David Silinde, vice-ministre de l'Agriculture et Mwatima Juma dégustent différents plats.

Quels sont les défis posés par les multinationales?

Les multinationales ont compris qu’elles pouvaient gagner beaucoup d’argent en exerçant un contrôle sur les denrées alimentaires. Et elles savent que l’agroécologie risque de leur faire perdre ce contrôle, car les familles paysannes vont multiplier leurs semences au lieu de les acheter. Pendant 70 ans, on nous a promis une agriculture plus rentable et efficace. C’est le contraire qui s’est produit : nous avons creusé notre propre tombe.

Pourquoi est-il important que des organisations comme Biovision participent à l’élaboration d’une stratégie nationale?

Parce que des organisations comme Biovision sont indépendantes.

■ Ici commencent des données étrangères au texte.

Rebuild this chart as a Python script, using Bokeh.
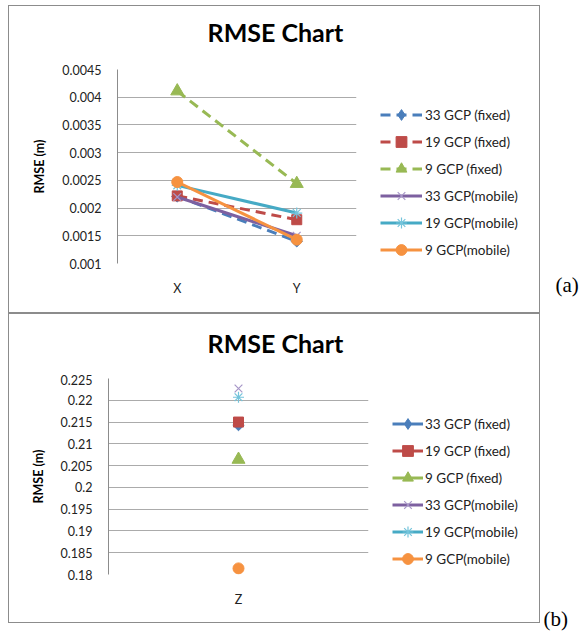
import math
from bokeh.plotting import figure
from bokeh.models import (FactorRange, Range1d, FixedTicker, PrintfTickFormatter,
                          Legend, LegendItem, Label, ColumnDataSource)
from bokeh.layouts import row, column
from bokeh.embed import file_html
from bokeh.resources import INLINE

# ---------------- data ----------------
cats_a = ["X", "Y"]
cats_b = ["Z"]
series_names = ["33 GCP (fixed)", "19 GCP (fixed)", "9 GCP (fixed)",
                "33 GCP(mobile)", "19 GCP(mobile)", "9 GCP(mobile)"]

rmse_a_33_fixed = [0.00221, 0.00140]
rmse_a_19_fixed = [0.00222, 0.00179]
rmse_a_9_fixed = [0.00411, 0.00244]
rmse_a_33_mobile = [0.00220, 0.00150]
rmse_a_19_mobile = [0.00241, 0.00191]
rmse_a_9_mobile = [0.00247, 0.00143]

rmse_b_33_fixed = [0.2143]
rmse_b_19_fixed = [0.2150]
rmse_b_9_fixed = [0.2064]
rmse_b_33_mobile = [0.2227]
rmse_b_19_mobile = [0.2207]
rmse_b_9_mobile = [0.1814]

yticks_a = [0.001, 0.0015, 0.002, 0.0025, 0.003, 0.0035, 0.004, 0.0045]
yticks_b = [0.18, 0.185, 0.19, 0.195, 0.2, 0.205, 0.21, 0.215, 0.22, 0.225]

title_text = "RMSE Chart"
ylabel_text = "RMSE (m)"

# ---------------- styles ----------------
FONT = "Lato"
LINE_COLORS = ["#4A7EBB", "#BE4B48", "#98B954", "#7D60A0", "#46AAC5", "#F69240"]
MARKERS = [
    dict(marker="square", size=8, angle=math.pi / 4, color="#4A7EBB"),
    dict(marker="square", size=10, angle=0.0, color="#BE4B48"),
    dict(marker="triangle", size=13, angle=0.0, color="#98B954"),
    dict(marker="x", size=11, angle=0.0, color="#A898C8"),
    dict(marker="asterisk", size=11, angle=0.0, color="#74C4DB"),
    dict(marker="circle", size=11, angle=0.0, color="#F69240"),
]
LEGEND_MARKERS = ["diamond", "square", "triangle", "x", "asterisk", "circle"]
GRID = "#ababab"
BORDER = {"border": "1px solid #8c8c8c"}


def bare_fig(W, H, **kw):
    opts = dict(min_border=0)
    opts.update(kw)
    f = figure(width=W, height=H, x_range=Range1d(0, 1), y_range=Range1d(0, 1),
               output_backend="svg", toolbar_location=None, title=None,
               x_axis_location=None, y_axis_location=None, **opts)
    f.outline_line_color = None
    f.xgrid.visible = False
    f.ygrid.visible = False
    return f


def text_fig(text, W, H, x, y, font, size, style="normal", align="left"):
    f = bare_fig(W, H)
    f.add_layout(Label(x=x, y=y, x_units="screen", y_units="screen", text=text,
                       text_align=align, text_baseline="middle",
                       text_font=font, text_font_size=size, text_font_style=style,
                       text_color="#000000"))
    return f


def chart_fig(cats, values, yticks, dashed, W, H, bl, br, bt, bb):
    p = figure(width=W, height=H, x_range=FactorRange(*cats),
               y_range=Range1d(yticks[0], yticks[-1]),
               output_backend="svg", toolbar_location=None, title=None,
               min_border_left=bl, min_border_right=br,
               min_border_top=bt, min_border_bottom=bb)
    p.outline_line_color = None

    ticker = FixedTicker(ticks=yticks)
    p.yaxis.ticker = ticker
    p.yaxis.formatter = PrintfTickFormatter(format="%g")
    p.yaxis.major_tick_out = 0
    p.yaxis.major_tick_in = 0
    p.yaxis.minor_tick_out = 0
    p.yaxis.minor_tick_in = 0
    p.yaxis.major_label_standoff = 16
    p.yaxis.axis_line_color = "#8c8c8c"
    p.yaxis.major_label_text_font = FONT
    p.yaxis.major_label_text_font_size = "12.5px"
    p.yaxis.major_label_text_color = "#222222"
    p.yaxis.axis_label = ylabel_text
    p.yaxis.axis_label_standoff = 12
    p.yaxis.axis_label_text_font = FONT
    p.yaxis.axis_label_text_font_style = "bold"
    p.yaxis.axis_label_text_font_size = "12.5px"
    p.yaxis.axis_label_text_color = "#000000"

    p.xaxis.major_tick_out = 0
    p.xaxis.major_tick_in = 0
    p.xaxis.axis_line_color = None
    p.xaxis.major_label_standoff = 17
    p.xaxis.major_label_text_font = FONT
    p.xaxis.major_label_text_font_size = "12.5px"
    p.xaxis.major_label_text_color = "#222222"

    p.xgrid.visible = False
    p.ygrid.ticker = ticker
    p.ygrid.grid_line_color = GRID
    p.ygrid.grid_line_width = 1

    for i, vals in enumerate(values):
        src = ColumnDataSource(dict(x=cats, y=vals))
        dash = "10 6" if (dashed and i < 3) else "solid"
        if len(cats) > 1:
            p.line("x", "y", source=src, line_color=LINE_COLORS[i],
                   line_width=3, line_dash=dash)
        m = MARKERS[i]
        if m["marker"] in ("x", "asterisk"):
            p.scatter("x", "y", source=src, marker=m["marker"], size=m["size"],
                      line_color=m["color"], line_width=1.2)
        else:
            p.scatter("x", "y", source=src, marker=m["marker"], size=m["size"],
                      angle=m["angle"], fill_color=m["color"],
                      line_color=m["color"], line_width=1)
    return p


def legend_fig(values, W, H, dashed, bt, bb, loc, glyph_w, standoff):
    # legend-only figure: the series are plotted here outside the visible range,
    # so only their legend glyphs show
    f = bare_fig(W, H, min_border_top=bt, min_border_bottom=bb)
    f.y_range = Range1d(-2, -1)
    items = []
    for i, (name, vals) in enumerate(zip(series_names, values)):
        src = ColumnDataSource(dict(x=list(range(len(vals))), y=vals))
        dash = "10 6" if (dashed and i < 3) else "solid"
        lr = f.line("x", "y", source=src, line_color=LINE_COLORS[i],
                    line_width=3, line_dash=dash)
        col = MARKERS[i]["color"]
        if LEGEND_MARKERS[i] in ("x", "asterisk"):
            sr = f.scatter("x", "y", source=src, marker=LEGEND_MARKERS[i],
                           line_color=col, line_width=1.2)
        else:
            sr = f.scatter("x", "y", source=src, marker=LEGEND_MARKERS[i],
                           fill_color=col, line_color=col, line_width=1)
        items.append(LegendItem(label=name, renderers=[lr, sr]))
    legend = Legend(items=items, location=loc, orientation="vertical",
                    glyph_width=glyph_w, glyph_height=27, label_height=20,
                    spacing=0, padding=0, margin=0, label_standoff=standoff,
                    border_line_color=None, background_fill_alpha=0,
                    label_text_font=FONT, label_text_font_size="13.5px",
                    label_text_color="#222222")
    f.add_layout(legend, "center")
    return f


values_a = [rmse_a_33_fixed, rmse_a_19_fixed, rmse_a_9_fixed,
            rmse_a_33_mobile, rmse_a_19_mobile, rmse_a_9_mobile]
values_b = [rmse_b_33_fixed, rmse_b_19_fixed, rmse_b_9_fixed,
            rmse_b_33_mobile, rmse_b_19_mobile, rmse_b_9_mobile]

# panel (a): content 530 x 306
t_a = text_fig(title_text, 530, 57, 266, 32, FONT, "25px", "bold", "center")
c_a = chart_fig(cats_a, values_a, yticks_a, True, 362, 249, 108, 15, 6, 49)
l_a = legend_fig(values_a, 168, 249, True, 6, 49, (9, 0), 42, 3)
panel_a = column(t_a, row(c_a, l_a), styles=BORDER)

# panel (b): content 530 x 308
t_b = text_fig(title_text, 530, 60, 266, 32, FONT, "25px", "bold", "center")
c_b = chart_fig(cats_b, values_b, yticks_b, False, 374, 248, 99, 15, 4, 48)
l_b = legend_fig(values_b, 156, 248, False, 4, 48, (9, 2), 31, 2)
panel_b = column(t_b, row(c_b, l_b), styles=BORDER)

tag_a = text_fig("(a)", 42, 308, 15, 29, "Liberation Serif", "21px")
tag_b = text_fig("(b)", 42, 318, 3, 13, "Liberation Serif", "21px")

layout = column(row(panel_a, tag_a), row(panel_b, tag_b), margin=(5, 0, 0, 8))

open("out.html", "w").write(file_html(layout, INLINE))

Elles décident de ce qu’elles font de leur argent. De nombreuses organisations ont des contraintes politiques. Dans Biovision, il y a le mot «vision» et le préfixe «bio», qui signifie «vie». Biovision est une organisation qui n’a pas d’autre intérêt que de soutenir la vie. Et si une autre organisation a besoin de soutien, Biovision y répond en allant dans son sens et en l’encourageant à atteindre ses objectifs. Elle ne cherche pas à la faire changer de direction.

Quelle est la prochaine étape?

Avec Biovision, nous élaborons actuellement une stratégie de collecte de fonds afin de solliciter d’autres bailleurs de fonds en prévision de la mise en œuvre. Il est absolument essentiel de prévoir un plan de mise en œuvre solide ainsi qu’un suivi et un contrôle rigoureux des progrès réalisés. Et le plan de mise en œuvre doit être élaboré en étroite collaboration avec de nombreux acteurs sur le terrain.